Bir tarafta ben varım Her neyse, yalnızca ben. Hani tüm yanlışlarımı almışım, bir başıma sürükleniyorum anki. Styx'ten geçecek olsam bu kadar zorlanmazdım herhalde. Eh madem öyle abi, ben niye bu derece dağılıyorum? Yani kırk yaşında bir dağ evinde ben ve birkaç köpek ile geçecek bir hayat mı paklayacak beni? Medeniyetten uzakta, daha doğrusu medeniyeti kuran insanlardan uzakta, dağlı gibi mi yaşayacağım? Bir anda her şeyi bırakıp gitmek, geriye bakmamak, ileriyi düşünmemek. Ya bu mudur bana reva olan? Revayıhak mıdır bu? Sanırım değil. Değil ki ben hâlâ yüzüme bakıp şaşırıyorum. Bitik Adam'daki "diye düşündüm" kalıbı var ya hani, hah işte öyle yaşıyorum ben de. Her cümlemin sonuna, her hareketimin sonuna "diye düşündüm" diyorum sanki. Bir tek piyano virtüözü oluşum eksik.

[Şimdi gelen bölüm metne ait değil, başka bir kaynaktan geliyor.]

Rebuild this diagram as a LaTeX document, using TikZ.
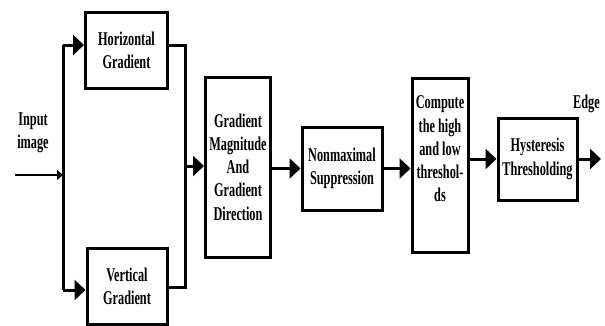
\documentclass[tikz,border=0pt]{standalone}
\usepackage{fontspec}
\setmainfont{Liberation Serif}[FakeStretch=0.63]
\usetikzlibrary{arrows.meta}

\tikzset{
  blk/.style={draw,line width=3pt,inner sep=0pt,align=center,
    font=\fontsize{19.5}{23.3}\selectfont\bfseries},
  lbl/.style={inner sep=0pt,align=center,font=\fontsize{19.5}{23.3}\selectfont\bfseries},
  wire/.style={line width=3pt},
  arr/.style={line width=3pt,-{Triangle[length=11pt,width=20pt]}},
  thinarr/.style={line width=2.5pt,-{Triangle[length=6pt,width=10pt]}}
}

\begin{document}
\begin{tikzpicture}[x=1pt,y=-1pt]%edge detection flow
\useasboundingbox (0,0) rectangle (605,325);
\node[blk,minimum width=82pt,minimum height=76pt] (hgrad) at (126.5,50) {Horizontal\\Gradient};
\node[blk,minimum width=80pt,minimum height=76pt] (vgrad) at (127,286) {Vertical\\Gradient};
\node[blk,minimum width=65pt,minimum height=180pt] (gmag) at (238,167) {Gradient\\Magnitude\\And\\Gradient\\Direction};
\node[blk,minimum width=80pt,minimum height=83pt] (nms) at (342,168.5) {Nonmaximal\\Suppression};
\node[blk,minimum width=56pt,minimum height=174pt] (thr) at (440,165.5) {Compute\\the high\\and low\\threshol-\\ds\\[10pt]{}};
\node[blk,minimum width=79pt,minimum height=82pt] (hyst) at (537.5,159) {Hysteresis\\Thresholding};
\node[lbl] (inimg) at (33,133) {Input\\image};
\node[lbl,anchor=west] (edge) at (573,104) {Edge};
\coordinate (instart) at (15,175);
\coordinate (split) at (63,175);
\coordinate (ltop) at (63,45);
\coordinate (lbot) at (63,290);
\coordinate (rtop) at (185,45);
\coordinate (rbot) at (185,287);
\coordinate (rmid) at (185,166);
\coordinate (out) at (601,159);
\draw[thinarr] (instart) -- (split);
\draw[wire] (ltop) -- (lbot);
\draw[arr] (ltop) -- (ltop -| hgrad.west);
\draw[arr] (lbot) -- (lbot -| vgrad.west);
\draw[wire] (hgrad.east |- rtop) -- (rtop) -- (rbot) -- (vgrad.east |- rbot);
\draw[arr] (rmid) -- (rmid -| gmag.west);
\draw[arr] (gmag.east |- nms.west) -- (nms.west);
\draw[arr] (nms.east) -- (nms.east -| thr.west);
\draw[arr] (thr.east |- hyst.west) -- (hyst.west);
\draw[arr] (hyst.east) -- (out);
\end{tikzpicture}
\end{document}
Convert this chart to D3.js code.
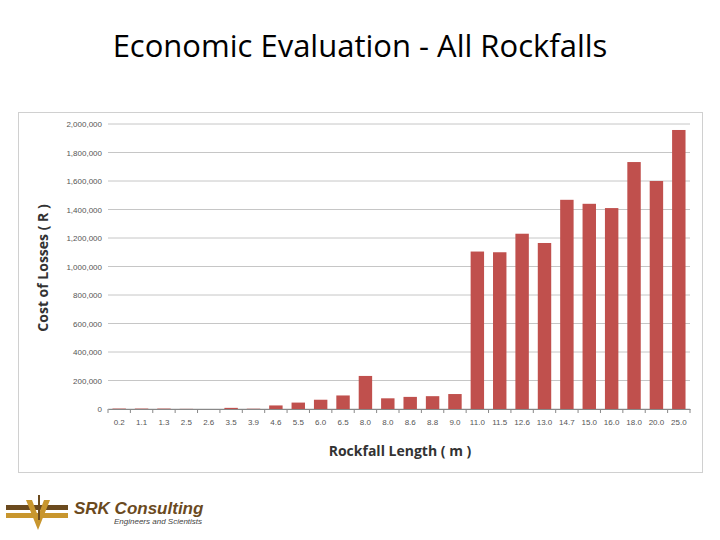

Ama dert etmeyeyim değil mi Her neyse? Hayat kolay değil mi Her neyse? Ah ya, şarkıda duyduğunda öyle geliyor sanki bir an için. Ama sonra fark ediyorsun adamın da mutsuz olduğunu. "Senin için her şeyi yaparım"a getiriyor konuyu; ama o da umutsuz. Biliyor bir şey yapamayacağını. O ki sadece bir tek kişi. Karşısındaki çok daha fazlası.

Sevdiklerimiz olduklarından çok daha fazladırlar değil mi? Salaktırlar; ama tatlıdırlar mesela. Ya da laftan anlamazlar; ama masumdurlar... Pek çok şey olur onlar. Çok azı gerçekten oldukları şeylerdir. Daha da azı bizim olduklarımızdır. Biz, sevenler yani, neyi sevdiğini umursamadan, sadece körüzdür. Katarakt gibi aslında, sis perdesi var. Perde bir kalkıyor ve bum! Bir cuma akşamı geçmişi yad ederken buluyorsun kendini. Ve fonda yine "Don't worry, life is easy" diyor. Ah ya.

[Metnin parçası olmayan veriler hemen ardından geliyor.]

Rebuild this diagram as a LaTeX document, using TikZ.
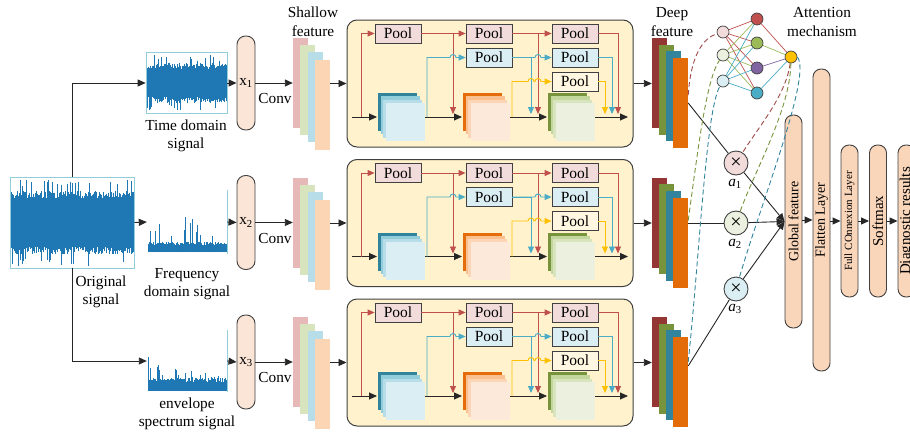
\documentclass[tikz,border=0pt]{standalone}
\usepackage{fontspec}
\setmainfont{Liberation Serif}
\usepackage{tikz}
\usetikzlibrary{arrows.meta, positioning}

\definecolor{sigblue}{HTML}{1F77B4}
\definecolor{sigframe}{HTML}{92CDDC}
\definecolor{edgegray}{HTML}{404040}
\definecolor{pillfill}{HTML}{FBE5D6}
\definecolor{layerfill}{HTML}{F9D5BA}
\definecolor{blockfill}{HTML}{FFF2CC}
\definecolor{pred}{HTML}{C0504D}
\definecolor{pgreen}{HTML}{9BBB59}
\definecolor{pblue}{HTML}{4BACC6}
\definecolor{ppurple}{HTML}{8064A2}
\definecolor{pyellow}{HTML}{FFC000}
\definecolor{lred}{HTML}{F2DCDB}
\definecolor{lgreen}{HTML}{EBF1DE}
\definecolor{lblue}{HTML}{DAEEF3}
\definecolor{lyellow}{HTML}{FFF7E1}
\definecolor{shA}{HTML}{E6B9B8}
\definecolor{shB}{HTML}{D7E4BD}
\definecolor{shC}{HTML}{B7DEE8}
\definecolor{shD}{HTML}{FCD5B5}
\definecolor{dpA}{HTML}{943634}
\definecolor{dpB}{HTML}{77933C}
\definecolor{dpC}{HTML}{31849B}
\definecolor{dpD}{HTML}{E36C09}
\definecolor{cubeA1}{HTML}{31849B}
\definecolor{cubeA2}{HTML}{92CDDC}
\definecolor{cubeA3}{HTML}{B7DEE8}
\definecolor{cubeA4}{HTML}{DAEEF3}
\definecolor{cubeB1}{HTML}{E46C0A}
\definecolor{cubeB2}{HTML}{FAC090}
\definecolor{cubeB3}{HTML}{FBD5B5}
\definecolor{cubeB4}{HTML}{FDE9D9}
\definecolor{cubeC1}{HTML}{77933C}
\definecolor{cubeC2}{HTML}{C3D69B}
\definecolor{cubeC3}{HTML}{D7E4BD}
\definecolor{cubeC4}{HTML}{EBF1DE}

\begin{document}
\begin{tikzpicture}[x=1pt, y=-1pt, font=\fontsize{15.3}{18.5}\selectfont,
    arr/.style={draw=black!85, line width=0.9pt, -{Triangle[length=8pt,width=7pt]}},
    link/.style={draw=black!85, line width=0.9pt},
    redl/.style={draw=pred, line width=0.9pt, -{Triangle[length=7pt,width=6pt]}},
    bluel/.style={draw=pblue, line width=0.9pt, -{Triangle[length=7pt,width=6pt]}},
    yell/.style={draw=pyellow, line width=0.9pt, -{Triangle[length=7pt,width=6pt]}},
    sig/.style={draw=sigblue, line width=0.9pt},
    sigbox/.style={draw=sigframe, line width=0.7pt, inner sep=0pt},
    pill/.style={draw=edgegray, line width=0.9pt, fill=pillfill, rounded corners=8.5pt, inner sep=0pt, minimum width=18pt, minimum height=94pt},
    layer/.style={draw=edgegray, line width=0.9pt, fill=layerfill, rounded corners=8pt, inner sep=0pt, minimum width=17pt},
    pool/.style={draw=edgegray, line width=0.8pt, inner sep=0pt, minimum width=46pt, minimum height=19pt, font=\fontsize{15.5}{17}\selectfont},
    slab/.style={inner sep=0pt, minimum width=15pt, minimum height=90pt},
    mul/.style={circle, draw=edgegray, line width=0.9pt, minimum size=24pt, inner sep=0pt},
    neuron/.style={circle, draw=edgegray, line width=0.7pt, minimum size=12pt, inner sep=0pt},
    att/.style={dash pattern=on 5pt off 3pt, line width=0.9pt},
    txt/.style={align=center, inner sep=0pt}]
  \useasboundingbox (0,0) rectangle (910,434);

  \node[sigbox, minimum width=124pt, minimum height=91pt] (orig) at (72,222.5) {};
  \node[sigbox, minimum width=81pt, minimum height=61pt] (ts) at (186.5,83) {};
  \node[inner sep=0pt, minimum width=80pt, minimum height=63pt] (fs) at (187,222) {};
  \node[inner sep=0pt, minimum width=80pt, minimum height=62pt] (es) at (187,361) {};
  \draw[draw=sigframe, line width=0.7pt] (fs.north east) -- (fs.south east);
  \draw[draw=sigframe, line width=0.7pt] (es.north east) -- (es.south east);

  \pgfmathsetseed{7}
  \foreach \px in {11.5,12.2,...,133.5}{
    \pgfmathsetmacro\up{24+8*rnd+12*(rnd>0.9)}
    \pgfmathsetmacro\dn{24+8*rnd+12*(rnd>0.9)}
    \draw[sig] (\px,222.5-\up) -- (\px,222.5+\dn);
  }
  \foreach \px in {147,147.7,...,226.5}{
    \pgfmathsetmacro\up{14+6*rnd+8*(rnd>0.9)}
    \pgfmathsetmacro\dn{14+6*rnd+8*(rnd>0.9)}
    \draw[sig] (\px,83-\up) -- (\px,83+\dn);
  }
  \foreach \px in {148,148.7,...,226.5}{
    \pgfmathsetmacro\h{7+3*rnd+(rnd>0.88)*(6+22*rnd)}
    \draw[sig] (\px,252) -- (\px,252-\h);
  }
  \foreach \px in {148,148.7,...,226.5}{
    \pgfmathsetmacro\h{9+4*rnd+(rnd>0.75)*(5+28*rnd)*exp(-(\px-148)/35)}
    \draw[sig] (\px,391) -- (\px,391-\h);
  }

  \node[txt] (tor) at (101,292) {Original\\signal};
  \node[txt] (tts) at (186,136) {Time domain\\signal};
  \node[txt] (tfs) at (187,284) {Frequency\\domain signal};
  \node[txt] (tes) at (187,414) {envelope\\spectrum signal};
  \node[txt] (tshal) at (313,22) {Shallow\\feature};
  \node[txt] (tdeep) at (672,22) {Deep\\feature};
  \node[txt] (tatt) at (822,22) {Attention\\mechanism};

  \draw[arr] (orig.north) |- (ts.west);
  \draw[arr] (orig.east) -- (fs.west);
  \draw[arr] (orig.south) |- (es.west);

  \foreach \b/\dy in {1/0,2/139.5,3/279}{
    \begin{scope}[shift={(0,\dy)}]
      \node[pill] (x\b) at (246,83) {x\textsubscript{\b}};
      \node (cv\b) at (275,99) {Conv};
      \node[slab, fill=shA] (sa\b) at (300.5,83) {};
      \node[slab, fill=shB] (sb\b) at (307.5,90) {};
      \node[slab, fill=shC] (sc\b) at (315,97) {};
      \node[slab, fill=shD] (sd\b) at (322.5,105) {};
      \node[draw=edgegray, line width=1pt, fill=blockfill, rounded corners=10pt, minimum width=286pt, minimum height=127pt, inner sep=0pt] (blk\b) at (490,83.5) {};
      \node[slab, fill=dpA] (da\b) at (659.5,83) {};
      \node[slab, fill=dpB] (db\b) at (666.5,89.5) {};
      \node[slab, fill=dpC] (dc\b) at (673.5,96) {};
      \node[slab, fill=dpD] (dd\b) at (680.5,103) {};

      \draw[arr] (x\b.east) -- (sa\b.west);
      \draw[arr] (sd\b.east |- blk\b.west) -- (blk\b.west);
      \draw[arr] (blk\b.east) -- (da\b.west |- blk\b.east);

      \foreach \k/\c in {0/cubeA1,1/cubeA2,2/cubeA3,3/cubeA4}
        \fill[\c] (378+2.7*\k,93+3.3*\k) rectangle ++(39,38);
      \foreach \k/\c in {0/cubeB1,1/cubeB2,2/cubeB3,3/cubeB4}
        \fill[\c] (463+2.7*\k,93+3.3*\k) rectangle ++(39,38);
      \foreach \k/\c in {0/cubeC1,1/cubeC2,2/cubeC3,3/cubeC4}
        \fill[\c] (548+2.7*\k,93+3.3*\k) rectangle ++(39,38);

      \node[pool, fill=lred] (pr1\b) at (398,33.5) {Pool};
      \node[pool, fill=lred] (pr2\b) at (489,33.5) {Pool};
      \node[pool, fill=lred] (pr3\b) at (575,33.5) {Pool};
      \node[pool, fill=lblue] (pb2\b) at (489,57.5) {Pool};
      \node[pool, fill=lblue] (pb3\b) at (575,57.5) {Pool};
      \node[pool, fill=lyellow] (py3\b) at (575,81.5) {Pool};

      \draw[arr] (352,117) -- (377,117);
      \draw[arr] (425,117) -- (462,117);
      \draw[arr] (510,117) -- (547,117);
      \draw[arr] (595,117) -- (628,117);

      \draw[redl] (361,117) |- (pr1\b.west);
      \draw[redl] (pr1\b.east) -- (pr2\b.west);
      \draw[redl] (pr1\b.east) -| (453,114);
      \draw[redl] (pr2\b.east) -- (pr3\b.west);
      \draw[redl] (pr2\b.east) -| (538,114);
      \draw[redl] (pr3\b.east) -| (618,114);

      \draw[bluel] (427,117) |- (450,57.5) arc[start angle=180, end angle=360, radius=3] -- (pb2\b.west);
      \draw[bluel] (pb2\b.east) -- (535,57.5) arc[start angle=180, end angle=360, radius=3] -- (pb3\b.west);
      \draw[bluel] (pb2\b.east) -| (531,114);
      \draw[bluel] (pb3\b.east) -| (612,114);

      \draw[yell] (512,117) |- (528,81.5) arc[start angle=180, end angle=360, radius=3] -- (535,81.5) arc[start angle=180, end angle=360, radius=3] -- (py3\b.west);
      \draw[yell] (py3\b.east) -| (605,114);
    \end{scope}
  }

  \draw[arr] (ts.east) -- (x1.west);
  \draw[arr] (fs.east) -- (x2.west);
  \draw[arr] (es.east) -- (x3.west);

  \node[layer, minimum height=213pt] (gf) at (793.5,221.5) {\rotatebox{90}{\fontsize{14}{14}\selectfont Global feature}};
  \node[layer, minimum height=302pt] (fl) at (821.5,220) {\rotatebox{90}{\fontsize{14}{14}\selectfont Flatten Layer}};
  \node[layer, minimum height=152pt] (fc) at (849.5,221) {\rotatebox{90}{\fontsize{11}{11}\selectfont Full COnnexion Layer}};
  \node[layer, minimum height=152pt] (sm) at (878,221) {\rotatebox{90}{\fontsize{15}{15}\selectfont Softmax}};
  \node[layer, minimum height=152pt] (dr) at (906.5,221) {\rotatebox{90}{\fontsize{15}{15}\selectfont Diagnostic results}};
  \draw[arr] (gf.east |- fl) -- (fl.west);
  \draw[arr] (fl.east |- fc) -- (fc.west);
  \draw[arr] (fc.east) -- (sm.west);
  \draw[arr] (sm.east) -- (dr.west);

  \node[mul, fill=lred] (m1) at (736,163) {\fontsize{20}{20}\selectfont ×};
  \node[mul, fill=lgreen] (m2) at (736,223) {\fontsize{20}{20}\selectfont ×};
  \node[mul, fill=lblue] (m3) at (736,289) {\fontsize{20}{20}\selectfont ×};
  \node (a1) at (735,184) {\textit{a}\textsubscript{1}};
  \node (a2) at (735,244) {\textit{a}\textsubscript{2}};
  \node (a3) at (735,309) {\textit{a}\textsubscript{3}};

  \draw[link] (dd1.east) -- (m1);
  \draw[link] (dd2.east |- m2) -- (m2);
  \draw[link] (dd3.east) ++(0,-16) -- (m3);
  \draw[arr] (m1) -- (gf.west);
  \draw[arr] (m2) -- (gf.west);
  \draw[arr] (m3) -- (gf.west);

  \node[neuron, fill=lred] (i1) at (723,32) {};
  \node[neuron, fill=lgreen] (i2) at (723,55) {};
  \node[neuron, fill=lblue] (i3) at (723,81) {};
  \node[neuron, fill=pred] (h1) at (757,19) {};
  \node[neuron, fill=pgreen] (h2) at (757,43) {};
  \node[neuron, fill=ppurple] (h3) at (757,68) {};
  \node[neuron, fill=pblue] (h4) at (757,93) {};
  \node[neuron, fill=pyellow] (o) at (791,57) {};
  \foreach \i/\c in {1/pred,2/pgreen,3/pblue}
    \foreach \j in {1,...,4}
      \draw[\c, line width=0.7pt] (i\i) -- (h\j);
  \foreach \j/\c in {1/pred,2/pgreen,3/ppurple,4/pblue}
    \draw[\c, line width=0.7pt] (h\j) -- (o);

  \draw[att, draw=dpA!90] (dd1.east) ++(0,-8) .. controls (691,55) and (703,38) .. (i1);
  \draw[att, draw=dpB] (dd2.east) ++(0,-22) .. controls (698,150) and (706,80) .. (i2);
  \draw[att, draw=dpC] (dd3.east) ++(0,-20) .. controls (700,250) and (706,110) .. (i3);
  \draw[att, draw=dpA!90] (o) .. controls (786,95) and (760,125) .. (m1);
  \draw[att, draw=dpB] (o) .. controls (790,110) and (755,170) .. (m2);
  \draw[att, draw=dpC] (o.east) .. controls (812,75) and (762,200) .. (m3);
\end{tikzpicture}
\end{document}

Seninle konuşmalarımızda her seferinde rahatsız edici bir sessizlik oluyor. Ne düşünüyorsun o anda? Ben mesela, "Yazık, bu sefer de oldu" diyorum. Olmamasını isteyeceğim ilk insandın halbuki. Kısmet, mi demeli? En iyisi bir şey dememek. Sustukça daha çok kazanıyorsun bu hayatta; birinci elden tecrübe ettim, ediyorum. O yüzden susalım sevgili dost, susayım, diye düşünüyorum.